I always get weirded out by the people you see when social media aggregates people you don’t know for you, that thing where one person says something, and then you see someone else saying the exact same thing. They’re not retweeting or quoting each other, they’re just literally repeating the same sentiment almost, but not quite, word for word, like they thought of it themselves. It makes everything creepy and disorientating – that need to assimilate, to fall in line, to be the norm. A very juvenile emotion. And scarily enough, I think people who ape the sentiments of others often go on to believe the thing they said. It becomes their opinion. It’s how opinions are formed. In the old days opinions would be formed by reading a very long, rambling opinion piece in the Torygraph, picking bits out, and repeating them over dinner. But now, people are almost being forced into becoming the mouthpiece of opinions publicly when they don’t really understand the content or context. It’s most disconcerting.
Jacques:
Most the writers I know have been very interested in social media for a while, and then, if they’re not journalists, pretty much uniformly pulling back from it or closing their accounts. What we want from writing is ambiguity – being able to explore ideas at length, feeling like we have a space where we can take up positions we’re not really sure about, or even scare us a bit, at least before we rethink them in redrafting. But social media feels like anathema to that.
Baal:
People policing one another.
But to return to what you’re saying about trying to write into the present – I’ve always found the turnaround time for printing books frustrating. That immediacy of internet publishing (not that I do it now) is totally addictive to me, the sense of being there first, of passing comment before opinion forms. But then the drawback is that things online are so fleeting whereas the slowness of books does add a kind of gravitas, they have a lasting effect that the internet or even magazines don’t have. A book that’s ten years old can still be considered new.
Jacques:
We both have this journalistic background, so we’re both used to short turnaround times from writing something to it appearing in print. And being part of a rapidly moving discourse, that has rapidly become faster over the 15 to 20 years that we’ve been doing it. You do find ways to write for publication, and to accept the compromise of something taking longer to come out. I first had the idea for Variations (a collection of historical short stories, published by Influx Press in 2021) in 2003, and it came out in 2021. So, I’m quite interested in these longer turnaround times as well.
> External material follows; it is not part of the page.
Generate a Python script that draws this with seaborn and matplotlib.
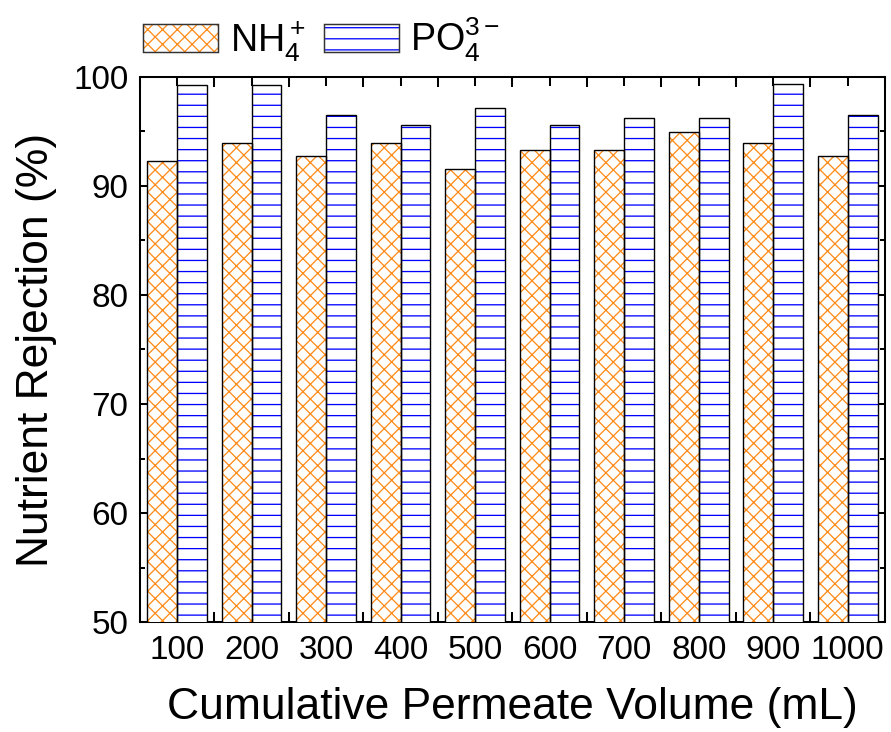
import numpy as np
import pandas as pd
import matplotlib
matplotlib.use('Agg')
import matplotlib.pyplot as plt
import matplotlib.patches as mpatches
import seaborn as sns
from matplotlib.ticker import MultipleLocator, FixedLocator

# values
volumes = ['100', '200', '300', '400', '500', '600', '700', '800', '900', '1000']
nh4 = [92.3, 93.9, 92.7, 93.9, 91.5, 93.3, 93.3, 94.9, 93.9, 92.7]
po4 = [99.2, 99.2, 96.5, 95.6, 97.1, 95.6, 96.2, 96.2, 99.3, 96.5]
ions = ['NH4', 'PO4']
ion_labels = [r'NH$_4^+$', r'PO$_4^{3-}$']

hatch_colors = {'NH4': '#ff8c1a', 'PO4': '#0000ff'}
hatches = {'NH4': 'xxx', 'PO4': '--'}

df = pd.DataFrame({
    'Volume': volumes * 2,
    'Rejection': nh4 + po4,
    'Ion': ['NH4'] * len(volumes) + ['PO4'] * len(volumes),
})

sns.set_theme(style='ticks', rc={
    'axes.edgecolor': 'black',
    'axes.linewidth': 1.1,
    'xtick.color': 'black',
    'ytick.color': 'black',
    'text.color': 'black',
    'axes.labelcolor': 'black',
})
plt.rcParams['font.family'] = ['Liberation Sans', 'DejaVu Sans']
plt.rcParams['mathtext.fontset'] = 'custom'
plt.rcParams['mathtext.rm'] = 'Liberation Sans'
plt.rcParams['mathtext.it'] = 'Liberation Sans:italic'
plt.rcParams['mathtext.bf'] = 'Liberation Sans:bold'
plt.rcParams['hatch.linewidth'] = 0.7

DPI = 133
fig = plt.figure(figsize=(891.2 / DPI, 732.2 / DPI), dpi=DPI)
ax = fig.add_axes([0.157, 0.150, 0.836, 0.745])

sns.barplot(
    data=df, x='Volume', y='Rejection', hue='Ion',
    order=volumes, hue_order=ions,
    palette={'NH4': 'white', 'PO4': 'white'},
    width=0.8, gap=0, errorbar=None, legend=False,
    linewidth=0, zorder=3, ax=ax
)

# hatch colour differs from the outline, so draw outlines on top
for ion, container in zip(ions, ax.containers):
    for bar in container:
        bar.set_hatch(hatches[ion])
        bar.set_edgecolor(hatch_colors[ion])
        bar.set_linewidth(0)
        ax.add_patch(mpatches.Rectangle(
            bar.get_xy(), bar.get_width(), bar.get_height(),
            fill=False, edgecolor='black', linewidth=0.75, zorder=4
        ))

ax.set_ylim(50, 100)
ax.set_xlim(-0.5, len(volumes) - 0.5)
ax.yaxis.set_major_locator(MultipleLocator(10))
ax.yaxis.set_minor_locator(MultipleLocator(5))
ax.xaxis.set_minor_locator(FixedLocator(np.arange(-0.5, len(volumes), 1)))
ax.tick_params(which='both', direction='in', top=True, right=True, width=1.1)
ax.tick_params(axis='y', which='major', length=4.5, labelsize=18, pad=6.3)
ax.tick_params(axis='y', which='minor', length=2.9)
ax.tick_params(axis='x', which='major', length=5, labelsize=18, pad=7)
ax.tick_params(axis='x', which='minor', length=5.4)

ax.set_xlabel('Cumulative Permeate Volume (mL)', fontsize=24, labelpad=11)
ax.set_ylabel('Nutrient Rejection (%)', fontsize=24, labelpad=8.5)

handles = []
for ion in ions:
    fill = mpatches.Patch(facecolor='white', edgecolor=hatch_colors[ion],
                          hatch=hatches[ion], linewidth=0)
    edge = mpatches.Patch(facecolor='none', edgecolor='#333333', linewidth=0.8)
    handles.append((fill, edge))
ax.legend(handles, ion_labels, loc='lower left', bbox_to_anchor=(0.004, 1.024),
          ncol=2, frameon=False, fontsize=20.4, handlelength=2.0,
          handleheight=0.77, handletextpad=0.3, columnspacing=0.5,
          borderpad=0, borderaxespad=0)

fig.savefig('out.png', dpi=DPI)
One of the next things I want to write is a novel about London in the 2010s. I plan for it to be quite epic and so it might take a decade or more to write. If it comes out in the 2030s, maybe everything will have burned or flooded, but right now, my thinking about London in the 2010s is characterised by the political chaos that came, belatedly, of the financial crash and austerity. I’m particularly interested in 2015-19, because I personally felt like I was living very intensely.
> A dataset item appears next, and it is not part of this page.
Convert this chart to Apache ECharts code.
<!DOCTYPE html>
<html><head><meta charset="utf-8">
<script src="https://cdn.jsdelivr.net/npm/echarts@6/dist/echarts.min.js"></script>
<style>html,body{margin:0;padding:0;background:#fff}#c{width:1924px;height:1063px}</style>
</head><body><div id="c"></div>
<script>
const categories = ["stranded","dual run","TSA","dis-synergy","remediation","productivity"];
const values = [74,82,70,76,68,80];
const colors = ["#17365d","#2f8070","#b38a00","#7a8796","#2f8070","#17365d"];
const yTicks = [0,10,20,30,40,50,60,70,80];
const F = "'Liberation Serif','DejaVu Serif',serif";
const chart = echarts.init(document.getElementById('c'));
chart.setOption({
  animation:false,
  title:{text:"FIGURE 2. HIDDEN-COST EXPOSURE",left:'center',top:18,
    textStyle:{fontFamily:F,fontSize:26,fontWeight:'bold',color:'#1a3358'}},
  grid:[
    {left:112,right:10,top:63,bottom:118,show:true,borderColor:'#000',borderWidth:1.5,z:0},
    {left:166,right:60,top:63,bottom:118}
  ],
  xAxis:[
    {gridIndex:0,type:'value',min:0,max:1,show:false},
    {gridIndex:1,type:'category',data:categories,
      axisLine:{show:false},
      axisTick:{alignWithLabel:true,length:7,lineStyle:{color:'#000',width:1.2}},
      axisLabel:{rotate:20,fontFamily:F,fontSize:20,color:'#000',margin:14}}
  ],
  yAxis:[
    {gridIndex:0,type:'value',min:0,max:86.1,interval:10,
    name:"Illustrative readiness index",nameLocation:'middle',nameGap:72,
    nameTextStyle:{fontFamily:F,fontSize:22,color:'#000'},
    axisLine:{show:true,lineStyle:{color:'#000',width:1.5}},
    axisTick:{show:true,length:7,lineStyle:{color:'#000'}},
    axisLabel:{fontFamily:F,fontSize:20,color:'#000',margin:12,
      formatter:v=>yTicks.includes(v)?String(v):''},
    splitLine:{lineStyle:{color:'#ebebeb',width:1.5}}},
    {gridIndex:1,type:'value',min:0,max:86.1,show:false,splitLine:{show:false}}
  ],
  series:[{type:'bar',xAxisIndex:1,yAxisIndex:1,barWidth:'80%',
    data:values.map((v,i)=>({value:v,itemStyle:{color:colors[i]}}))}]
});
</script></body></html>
But if or when I actually get to write it, there might be a few new developments or different contexts that shape the work accordingly.
Baal:
I still have things that come back to me now from my first book, The Hardy Tree (a historical reimagining of the myths surrounding St Pancras, Trolley Books, 2011). For a long time I’ve made excuses about that book, like I’d give it to people and say something like, ‘oh, you know, it came out a long time ago’ or ‘I wasn’t as good a writer than as I am now’ and if it was a blog, I probably would have deleted it in a fit of self-doubt. But then, out of nowhere, I will get someone pop up who’s discovered it in the backroom of a book shop who adores it, and I realise actually there are still people out there who are strange little historians, who care about trees, or Victoriana, or ephemera, like I used to be (before I got absolutely ruined).